- [Your instructions]: Print exactly the lines from the first one down to the line containing "10, 11, 11.5]", both ends included, with no pictures and nothing else.

>> start Material provided

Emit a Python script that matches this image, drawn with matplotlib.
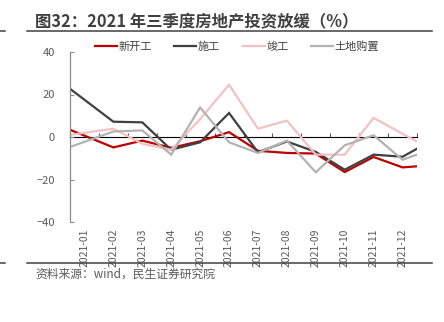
import matplotlib
matplotlib.use("Agg")
import matplotlib.pyplot as plt
from matplotlib.lines import Line2D

plt.rcParams['font.family'] = ['Noto Sans CJK SC', 'DejaVu Sans']

categories = ['2021-01', '2021-02', '2021-03', '2021-04', '2021-05', '2021-06',
              '2021-07', '2021-08', '2021-09', '2021-10', '2021-11', '2021-12']
# observation positions on the category axis (first at left edge, last at right edge)
x_obs = [-0.5, 1, 2, 3, 4, 5, 6, 7, 8, 9, 10, 11, 11.5]

xinkaigong = [3.4, -4.9, -1.7, -5.1, -2.0, 2.3, -6.5, -7.5, -7.8, -16.5, -9.4, -14.3, -13.8]
shigong = [22.7, 7.2, 6.9, -6.0, -2.5, 11.3, -7.2, -2.1, -7.0, -15.4, -8.3, -9.3, -5.5]
jungong = [1.0, 3.9, -3.2, -6.0, 8.4, 24.6, 3.9, 7.7, -8.3, -8.3, 9.0, 1.5, -2.1]
tudi = [-4.7, 2.6, 3.1, -8.3, 13.9, -2.5, -7.5, -1.7, -16.6, -3.9, 0.8, -10.7, -8.3]

series = [
    ('新开工', xinkaigong, '#C00000'),
    ('施工', shigong, '#404040'),
    ('竣工', jungong, '#F2C2C2'),
    ('土地购置', tudi, '#B3B3B3'),
]

W, H = 444, 322
fig = plt.figure(figsize=(W / 100, H / 100), dpi=100)
ax = fig.add_axes([70 / W, 1 - 222 / H, (417 - 70) / W, (222 - 52) / H])

for name, vals, col in series:
    ax.plot(x_obs, vals, color=col, lw=1.6, label=name, solid_joinstyle='miter')

ax.set_xlim(-0.5, len(categories) - 0.5)
ax.set_ylim(-40, 40)
ax.set_yticks([-40, -20, 0, 20, 40])
ax.tick_params(axis='y', direction='in', length=3, width=0.8, color='#8C8C8C',
               labelsize=8, labelcolor='#595959', pad=11)
ax.set_xticks(range(len(categories)))
ax.set_xticklabels(categories, rotation=90, fontsize=7.5, color='#595959')
ax.tick_params(axis='x', length=0, pad=5)

for s in ['top', 'right', 'bottom']:
    ax.spines[s].set_visible(False)
ax.spines['left'].set_color('#8C8C8C')
ax.spines['left'].set_linewidth(0.9)

# zero axis with boundary ticks
sec = ax.secondary_xaxis(0.5)
sec.set_xticks([i - 0.5 for i in range(len(categories) + 1)])
sec.tick_params(axis='x', direction='out', length=3, width=0.8, color='#595959',
                labelbottom=False, labeltop=False)
sec.spines['bottom'].set_color('#595959')
sec.spines['bottom'].set_linewidth(0.9)

leg = fig.legend(loc='center', bbox_to_anchor=(237 / W, 1 - 47 / H), ncol=4,
                 frameon=False, fontsize=8, handlelength=2.0, handletextpad=0.15,
                 columnspacing=2.0, labelcolor='#404040')

fig.text(35 / W, 1 - 22 / H, '图32：2021 年三季度房地产投资放缓（%）', fontsize=11.8,
         fontweight='bold', color='#404040', ha='left', va='center')
fig.text(35 / W, 1 - 274 / H, '资料来源：wind，民生证券研究院', fontsize=8.5,
         color='#595959', ha='left', va='center')

for yy in [31, 263]:
    fig.add_artist(Line2D([27 / W, 432 / W], [1 - yy / H, 1 - yy / H],
                          color='#404040', lw=1.1))
    fig.add_artist(Line2D([0, 5 / W], [1 - yy / H, 1 - yy / H],
                          color='#404040', lw=1.1))

fig.savefig('out.png', dpi=100)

>> end Material provided

- [Task response]:
Emit a Python script that matches this image, drawn with matplotlib.
import matplotlib
matplotlib.use("Agg")
import matplotlib.pyplot as plt
from matplotlib.lines import Line2D

plt.rcParams['font.family'] = ['Noto Sans CJK SC', 'DejaVu Sans']

categories = ['2021-01', '2021-02', '2021-03', '2021-04', '2021-05', '2021-06',
              '2021-07', '2021-08', '2021-09', '2021-10', '2021-11', '2021-12']
# observation positions on the category axis (first at left edge, last at right edge)
x_obs = [-0.5, 1, 2, 3, 4, 5, 6, 7, 8, 9, 10, 11, 11.5]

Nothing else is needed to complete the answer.